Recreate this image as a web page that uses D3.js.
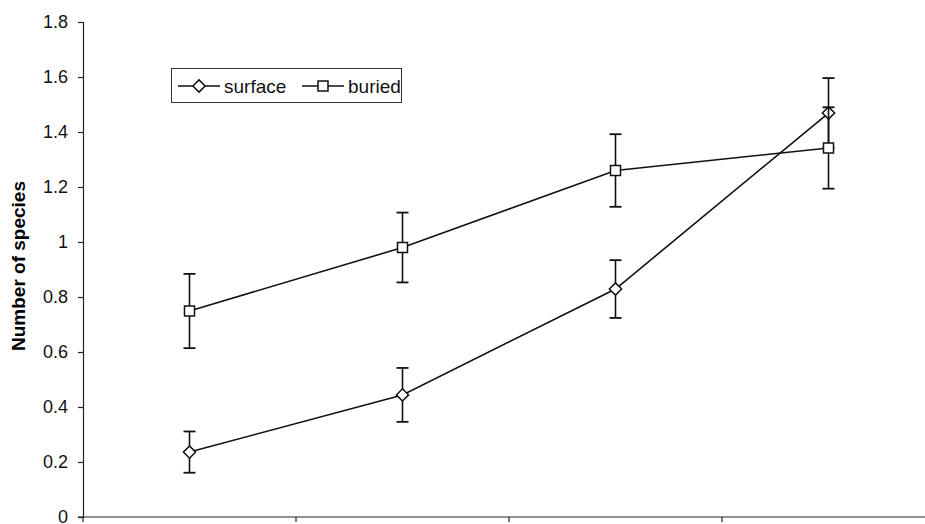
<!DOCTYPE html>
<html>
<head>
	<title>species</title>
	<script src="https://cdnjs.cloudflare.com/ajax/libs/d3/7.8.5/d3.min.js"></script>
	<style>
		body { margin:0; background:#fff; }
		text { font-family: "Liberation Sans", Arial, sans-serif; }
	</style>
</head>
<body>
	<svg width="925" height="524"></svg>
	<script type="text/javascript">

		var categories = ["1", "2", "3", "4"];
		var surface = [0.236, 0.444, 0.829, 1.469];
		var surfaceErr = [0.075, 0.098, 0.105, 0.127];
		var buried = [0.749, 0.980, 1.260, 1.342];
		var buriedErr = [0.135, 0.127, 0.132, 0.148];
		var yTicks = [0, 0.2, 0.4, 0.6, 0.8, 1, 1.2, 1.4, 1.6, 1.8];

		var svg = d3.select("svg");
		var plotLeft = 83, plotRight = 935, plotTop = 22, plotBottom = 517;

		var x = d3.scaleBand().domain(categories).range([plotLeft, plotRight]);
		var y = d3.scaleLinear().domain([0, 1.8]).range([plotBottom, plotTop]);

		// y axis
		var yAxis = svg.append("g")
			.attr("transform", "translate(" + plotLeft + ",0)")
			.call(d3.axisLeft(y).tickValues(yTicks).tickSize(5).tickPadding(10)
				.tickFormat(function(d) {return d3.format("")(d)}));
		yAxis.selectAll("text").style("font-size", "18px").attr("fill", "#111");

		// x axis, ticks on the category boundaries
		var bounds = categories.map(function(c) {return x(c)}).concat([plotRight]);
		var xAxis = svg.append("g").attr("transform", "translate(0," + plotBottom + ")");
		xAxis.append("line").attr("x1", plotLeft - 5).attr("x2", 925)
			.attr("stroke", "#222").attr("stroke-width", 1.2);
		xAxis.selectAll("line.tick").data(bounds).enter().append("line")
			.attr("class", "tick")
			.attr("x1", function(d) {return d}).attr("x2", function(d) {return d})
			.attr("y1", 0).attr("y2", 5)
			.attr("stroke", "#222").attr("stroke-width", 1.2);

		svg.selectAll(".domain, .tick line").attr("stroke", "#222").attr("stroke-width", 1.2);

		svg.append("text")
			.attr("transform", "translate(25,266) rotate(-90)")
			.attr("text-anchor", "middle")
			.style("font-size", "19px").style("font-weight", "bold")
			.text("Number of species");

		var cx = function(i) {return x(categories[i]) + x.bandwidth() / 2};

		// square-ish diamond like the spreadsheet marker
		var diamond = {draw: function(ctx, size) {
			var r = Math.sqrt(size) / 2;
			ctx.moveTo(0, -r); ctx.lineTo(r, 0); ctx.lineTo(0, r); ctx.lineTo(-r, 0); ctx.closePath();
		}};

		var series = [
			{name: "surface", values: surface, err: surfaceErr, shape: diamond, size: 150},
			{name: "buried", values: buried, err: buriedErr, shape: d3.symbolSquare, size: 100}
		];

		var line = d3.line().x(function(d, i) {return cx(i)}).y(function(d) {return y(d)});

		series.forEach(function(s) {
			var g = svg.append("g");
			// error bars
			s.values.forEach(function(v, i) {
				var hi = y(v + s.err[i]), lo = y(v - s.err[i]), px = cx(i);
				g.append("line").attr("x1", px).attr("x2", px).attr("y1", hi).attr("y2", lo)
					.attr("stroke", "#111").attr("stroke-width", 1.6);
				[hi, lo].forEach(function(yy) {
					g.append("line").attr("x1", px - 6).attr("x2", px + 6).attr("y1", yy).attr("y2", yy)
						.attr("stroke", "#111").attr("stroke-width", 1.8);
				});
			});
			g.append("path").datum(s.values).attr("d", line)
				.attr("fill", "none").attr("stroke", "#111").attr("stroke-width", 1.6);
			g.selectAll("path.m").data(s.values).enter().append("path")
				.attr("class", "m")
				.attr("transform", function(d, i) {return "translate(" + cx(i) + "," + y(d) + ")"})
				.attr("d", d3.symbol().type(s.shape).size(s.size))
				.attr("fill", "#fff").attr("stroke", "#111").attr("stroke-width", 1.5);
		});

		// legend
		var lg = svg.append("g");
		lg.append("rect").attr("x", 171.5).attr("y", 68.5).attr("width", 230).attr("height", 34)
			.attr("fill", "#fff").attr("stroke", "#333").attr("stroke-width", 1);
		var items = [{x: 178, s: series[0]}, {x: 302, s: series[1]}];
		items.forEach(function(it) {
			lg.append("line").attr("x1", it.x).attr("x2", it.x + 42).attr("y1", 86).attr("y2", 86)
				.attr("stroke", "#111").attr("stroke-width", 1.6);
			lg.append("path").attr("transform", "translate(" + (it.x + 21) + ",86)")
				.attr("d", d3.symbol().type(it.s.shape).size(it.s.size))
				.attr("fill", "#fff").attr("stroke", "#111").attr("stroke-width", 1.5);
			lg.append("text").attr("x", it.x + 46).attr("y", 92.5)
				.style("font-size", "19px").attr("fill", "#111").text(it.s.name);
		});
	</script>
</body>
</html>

---

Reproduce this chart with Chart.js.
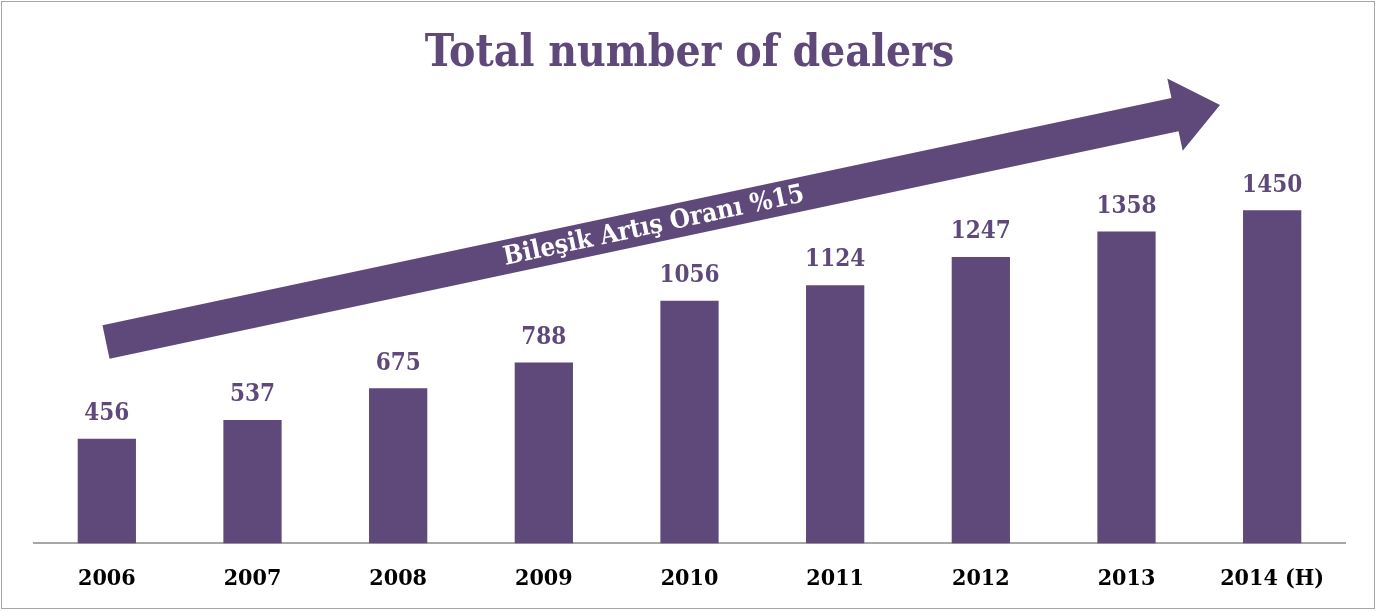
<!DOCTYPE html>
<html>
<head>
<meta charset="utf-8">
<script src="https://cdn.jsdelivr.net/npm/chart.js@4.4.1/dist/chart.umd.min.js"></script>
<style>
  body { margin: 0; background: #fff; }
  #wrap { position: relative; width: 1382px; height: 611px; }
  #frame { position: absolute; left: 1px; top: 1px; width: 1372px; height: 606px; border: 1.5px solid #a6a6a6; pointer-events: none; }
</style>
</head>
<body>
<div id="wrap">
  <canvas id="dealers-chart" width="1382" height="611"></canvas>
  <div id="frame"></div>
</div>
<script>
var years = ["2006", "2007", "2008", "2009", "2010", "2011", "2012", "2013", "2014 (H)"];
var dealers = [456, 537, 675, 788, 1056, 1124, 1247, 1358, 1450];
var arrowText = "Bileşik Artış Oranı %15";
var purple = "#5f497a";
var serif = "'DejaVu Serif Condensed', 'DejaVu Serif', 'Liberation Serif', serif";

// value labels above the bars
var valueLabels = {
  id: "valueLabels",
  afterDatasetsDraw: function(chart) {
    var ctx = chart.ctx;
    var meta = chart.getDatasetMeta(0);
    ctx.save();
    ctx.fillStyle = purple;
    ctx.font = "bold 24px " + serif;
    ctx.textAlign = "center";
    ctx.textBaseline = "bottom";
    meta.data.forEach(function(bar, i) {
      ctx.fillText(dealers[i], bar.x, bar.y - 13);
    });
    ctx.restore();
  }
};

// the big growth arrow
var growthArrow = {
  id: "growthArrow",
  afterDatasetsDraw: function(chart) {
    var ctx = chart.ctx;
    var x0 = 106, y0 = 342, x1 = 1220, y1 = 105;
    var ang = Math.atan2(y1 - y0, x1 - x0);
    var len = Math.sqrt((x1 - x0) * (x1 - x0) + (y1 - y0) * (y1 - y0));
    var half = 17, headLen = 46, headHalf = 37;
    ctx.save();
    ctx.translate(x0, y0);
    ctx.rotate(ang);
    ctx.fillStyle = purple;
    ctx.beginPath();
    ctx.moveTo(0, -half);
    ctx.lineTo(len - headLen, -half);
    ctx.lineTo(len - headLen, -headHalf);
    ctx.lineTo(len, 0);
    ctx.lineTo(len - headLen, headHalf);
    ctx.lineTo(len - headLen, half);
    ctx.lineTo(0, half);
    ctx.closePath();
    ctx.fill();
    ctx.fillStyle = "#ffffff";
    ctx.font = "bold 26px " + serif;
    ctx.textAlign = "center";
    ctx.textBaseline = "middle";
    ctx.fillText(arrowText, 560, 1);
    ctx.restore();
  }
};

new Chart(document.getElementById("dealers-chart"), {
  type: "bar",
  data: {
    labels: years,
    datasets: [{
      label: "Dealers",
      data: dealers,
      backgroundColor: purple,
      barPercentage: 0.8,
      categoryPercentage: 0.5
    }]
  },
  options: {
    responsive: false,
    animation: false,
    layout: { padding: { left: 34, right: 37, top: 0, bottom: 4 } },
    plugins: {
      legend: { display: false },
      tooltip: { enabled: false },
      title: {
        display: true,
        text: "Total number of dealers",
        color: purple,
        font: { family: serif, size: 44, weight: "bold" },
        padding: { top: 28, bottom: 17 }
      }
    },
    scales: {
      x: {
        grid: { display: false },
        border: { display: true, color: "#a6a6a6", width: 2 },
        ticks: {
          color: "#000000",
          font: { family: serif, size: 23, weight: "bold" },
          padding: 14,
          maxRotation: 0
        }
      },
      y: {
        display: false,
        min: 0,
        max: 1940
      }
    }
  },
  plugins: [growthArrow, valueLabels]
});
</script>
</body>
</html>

■ **Given problem**
Everything from the line that contains "Recreate this image" down to the line that contains "d3.scaleLinear().domain([0, 1.8]).range([plotBottom, plotTop]);" should be written out exactly, end lines too, minus the pictures.

■ **Written response**
Recreate this image as a web page that uses D3.js.
<!DOCTYPE html>
<html>
<head>
	<title>species</title>
	<script src="https://cdnjs.cloudflare.com/ajax/libs/d3/7.8.5/d3.min.js"></script>
	<style>
		body { margin:0; background:#fff; }
		text { font-family: "Liberation Sans", Arial, sans-serif; }
	</style>
</head>
<body>
	<svg width="925" height="524"></svg>
	<script type="text/javascript">

		var categories = ["1", "2", "3", "4"];
		var surface = [0.236, 0.444, 0.829, 1.469];
		var surfaceErr = [0.075, 0.098, 0.105, 0.127];
		var buried = [0.749, 0.980, 1.260, 1.342];
		var buriedErr = [0.135, 0.127, 0.132, 0.148];
		var yTicks = [0, 0.2, 0.4, 0.6, 0.8, 1, 1.2, 1.4, 1.6, 1.8];

		var svg = d3.select("svg");
		var plotLeft = 83, plotRight = 935, plotTop = 22, plotBottom = 517;

		var x = d3.scaleBand().domain(categories).range([plotLeft, plotRight]);
		var y = d3.scaleLinear().domain([0, 1.8]).range([plotBottom, plotTop]);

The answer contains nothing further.